В этом отрывке использован ряд метафор. Слова Исайи указывают на историю изгнания Израиля. Здесь говорится о прозрении слепых. И среди них первое место занимает метафора уз, потому что она повторяется: Иисус говорит об «освобождении пленных» и об угнетенных, выходящих на свободу. Об этом же его слова о благовестии бедным, поскольку бедные также находятся в узах и под гнетом. Бедные не были просто разорившимися людьми, которые оказались на дне достаточно благополучного общества; они становились бедными в первую очередь из-за экономической эксплуатации со стороны системы. Заключительные слова про «лето милости Господней» также говорят об экономическом угнетении. Они указывают на юбилейный год, когда все сельскохозяйственные земли возвращались их первоначальным собственникам (Лев 25:8-12). Трудно сказать, хотел ли Иисус (или Лука) показать, что это в буквальном смысле объявление о юбилейном годе, — вероятно, нет. Однако эти слова связывают тему юбилейного года (неважно, понимается ли это в прямом или метафорическом смысле) с Благой вестью для бедных, поскольку говорят об освобождении от уз бедности и угнетения.

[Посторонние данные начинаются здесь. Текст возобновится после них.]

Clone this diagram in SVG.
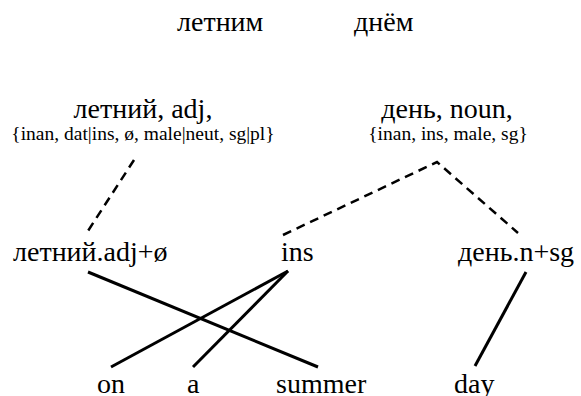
<svg xmlns="http://www.w3.org/2000/svg" width="581" height="396" viewBox="0 0 581 396" font-family="Liberation Serif, Times New Roman, DejaVu Serif, Noto Serif, serif">
<style>
text{font-family:"Liberation Serif","Times New Roman","DejaVu Serif","Noto Serif",serif;fill:#000}
.big{font-size:28px}
.small{font-size:19.5px}
.solid{stroke:#000;stroke-width:3;fill:none}
.dash{stroke:#000;stroke-width:2.5;fill:none;stroke-dasharray:9,6}
</style>
<rect width="581" height="396" fill="#fff"/>
<g id="surface">
<text class="big" x="177" y="31">летним</text>
<text class="big" x="354" y="31">днём</text>
</g>
<g id="lemma-letniy">
<text class="big" x="143" y="118" text-anchor="middle">летний, adj,</text>
<text class="small" x="143" y="140" text-anchor="middle">{inan, dat|ins, ø, male|neut, sg|pl}</text>
</g>
<g id="lemma-den">
<text class="big" x="447" y="118" text-anchor="middle">день, noun,</text>
<text class="small" x="448" y="140" text-anchor="middle">{inan, ins, male, sg}</text>
</g>
<g id="morph-letniy"><text class="big" x="13" y="261">летний.adj+ø</text></g>
<g id="morph-ins"><text class="big" x="281" y="261">ins</text></g>
<g id="morph-den"><text class="big" x="458" y="261">день.n+sg</text></g>
<g id="word-on"><text class="big" x="97" y="393">on</text></g>
<g id="word-a"><text class="big" x="187" y="393">a</text></g>
<g id="word-summer"><text class="big" x="276" y="393">summer</text></g>
<g id="word-day"><text class="big" x="454" y="393">day</text></g>
<g id="connectors">
<path class="dash" d="M134,160 L86,234"/>
<path class="dash" d="M283,235 L437,162 L518,233"/>
<path class="solid" d="M88,272 L318,367"/>
<path class="solid" d="M288,271 L111,367"/>
<path class="solid" d="M288,271 L193,367"/>
<path class="solid" d="M526,272 L475,366"/>
</g>
</svg>
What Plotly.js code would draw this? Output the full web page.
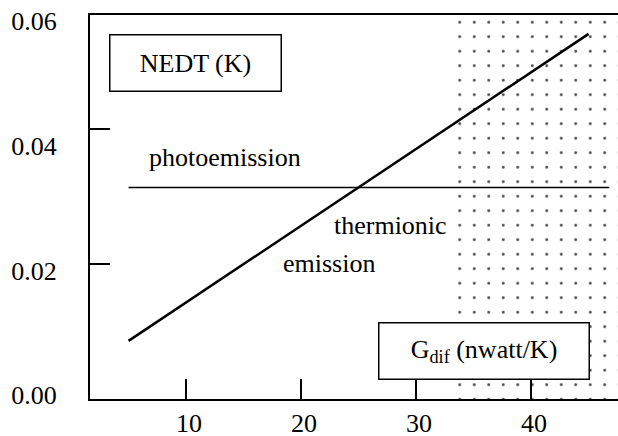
<!DOCTYPE html>
<html>
<head>
<meta charset="utf-8">
<script src="https://cdn.plot.ly/plotly-3.0.1.min.js"></script>
<style>
html, body { margin: 0; padding: 0; overflow: hidden; background: #fff; }
#chart { width: 630px; height: 436px; }
</style>
</head>
<body>
<div id="chart"></div>
<script>
// ---- data ----
const photoX = [5, 46.8];
const photoY = [0.0333, 0.0333];
const thermX = [5, 45];
const thermY = [0.0087, 0.0579];
const shadeStart = 33.2;
const shadeEnd = 50;
const shadeTop = 0.062;
const shadeBase = -0.001;
const xTickVals = [10, 20, 30, 40];
const xTickText = ['10', '20', '30', '40'];
const yLabelVals = [0, 0.02, 0.04, 0.06];
const yLabelText = ['0.00', '0.02', '0.04', '0.06'];
const yTickMarkVals = [0.02, 0.04];

const FONT = 'Liberation Serif';

const traces = [
  {
    type: 'bar',
    x: [(shadeStart + shadeEnd) / 2],
    width: [shadeEnd - shadeStart],
    y: [shadeTop - shadeBase],
    base: [shadeBase],
    marker: {
      color: 'white',
      line: { width: 0 },
      pattern: { shape: '.', fgcolor: '#444', bgcolor: 'white', size: 14.5, solidity: 0.03, fillmode: 'replace' }
    },
    hoverinfo: 'skip',
    showlegend: false
  },
  {
    type: 'scatter', mode: 'lines',
    x: photoX, y: photoY,
    line: { color: 'black', width: 1.5 },
    hoverinfo: 'skip', showlegend: false
  },
  {
    type: 'scatter', mode: 'lines',
    x: thermX, y: thermY,
    line: { color: 'black', width: 2.5 },
    hoverinfo: 'skip', showlegend: false
  },
  {
    type: 'scatter', mode: 'markers',
    x: [null], y: [null], yaxis: 'y2',
    hoverinfo: 'skip', showlegend: false
  }
];

const layout = {
  width: 630, height: 436,
  margin: { l: 90, r: 0, t: 15, b: 37 },
  paper_bgcolor: 'white', plot_bgcolor: 'white',
  font: { family: FONT, size: 26, color: 'black' },
  showlegend: false,
  bargap: 0,
  xaxis: {
    range: [1.65, 48.6],
    tickvals: xTickVals, ticktext: xTickText,
    ticks: 'inside', ticklen: 20, tickwidth: 2, tickcolor: 'black',
    showline: true, linewidth: 2, linecolor: 'black', mirror: true,
    showgrid: false, zeroline: false,
    tickfont: { family: FONT, size: 26, color: 'black' },
    ticklabelstandoff: 0, ticklabelshift: 3,
    fixedrange: true
  },
  yaxis: {
    range: [-0.00061, 0.06093],
    tickvals: yLabelVals, ticktext: yLabelText,
    ticks: '', showline: true, linewidth: 2, linecolor: 'black',
    showgrid: false, zeroline: false,
    tickfont: { family: FONT, size: 26, color: 'black' },
    ticklabelstandoff: 26,
    fixedrange: true
  },
  yaxis2: {
    overlaying: 'y', side: 'left', anchor: 'x',
    range: [0, 0.0569],
    tickvals: yTickMarkVals,
    ticks: 'inside', ticklen: 20, tickwidth: 2, tickcolor: 'black',
    showticklabels: false, showline: false, showgrid: false, zeroline: false,
    fixedrange: true
  },
  annotations: [
    {
      xref: 'paper', yref: 'paper', x: 0.1954, y: 0.8763,
      xanchor: 'center', yanchor: 'middle',
      text: 'NEDT (K)', showarrow: false,
      width: 170, height: 55, borderpad: 0,
      bordercolor: 'black', borderwidth: 1.5, bgcolor: 'white',
      font: { family: FONT, size: 26, color: 'black' }
    },
    {
      xref: 'paper', yref: 'paper', x: 0.7293, y: 0.1255,
      xanchor: 'center', yanchor: 'middle',
      text: 'G<sub>dif</sub> (nwatt/K)', showarrow: false,
      width: 209, height: 55, borderpad: 0,
      bordercolor: 'black', borderwidth: 1.5, bgcolor: 'white',
      font: { family: FONT, size: 26, color: 'black' }
    },
    {
      xref: 'paper', yref: 'paper', x: 0.25, y: 0.628,
      xanchor: 'center', yanchor: 'middle',
      text: 'photoemission', showarrow: false,
      font: { family: FONT, size: 26, color: 'black' }
    },
    {
      xref: 'paper', yref: 'paper', x: 0.6648, y: 0.453,
      xanchor: 'right', yanchor: 'middle',
      text: 'thermionic', showarrow: false,
      font: { family: FONT, size: 26, color: 'black' }
    },
    {
      xref: 'paper', yref: 'paper', x: 0.4426, y: 0.354,
      xanchor: 'center', yanchor: 'middle',
      text: 'emission', showarrow: false,
      font: { family: FONT, size: 26, color: 'black' }
    }
  ]
};

Plotly.newPlot('chart', traces, layout, { displayModeBar: false, staticPlot: true });
</script>
</body>
</html>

Подобно изгнанию, метафора уз проходит через все евангелия и отображается как в повествованиях об Иисусе, так и в его речениях. Бедные — вероятно, это крестьянский класс в целом или, по меньшей мере, большая часть его представителей — находятся, как мы уже отмечали, в узах, под гнетом. Одержимые связаны демонами. В одном случае бесы говорят, что их имя «легион» (Мк 5:9), что указывает на узы Рима, в которых оказались иудеи.
О том же говорят и истории об исцелениях. Лука (13:10–17) повествует о женщине, которая восемнадцать лет была скорчена и не могла стоять прямо. «Женщина, ты свободна от недуга твоего», — говорит ей Иисус. Затем его обвиняют в том, что он исцеляет в субботу. В ответ он говорит об узах и свободе, косвенно указывая на то, что сама суббота есть день освобождения: «А эту — дочь Авраамову, — которую связал сатана вот уже восемнадцать лет, не надлежало ли освободить от этих уз в день субботний?» Женщина, освободившись от уз, стоит прямо.
Те же метафоры используются в истории об исцелении расслабленного. Иисус говорит парализованному человеку, которого на подстилке, раскрыв кровлю, спустили вниз: «Встань, возьми свою постель [подстилку] и ходи» (Мк 2:9; см. также Ин 5:8). Метафорический смысл двух этих историй очевиден. Иисус освобождает человека от уз, так что скрюченная распрямляет спину, а парализованный снова может ходить.
Павел продолжает развивать метафоры уз и освобождения. Он пишет в Послании к Галатам: «Для свободы Христос освободил нас. Итак, стойте и не подпадайте снова под иго рабства» (5:1). Речь здесь идет о рабстве «закону» — не просто иудейскому Закону, то есть Торе, но закону в более широком смысле слова, как системе запретов, от которых человеку нужно освободиться, чтобы вступить во взаимоотношения с Богом, открывшимся в Иисусе.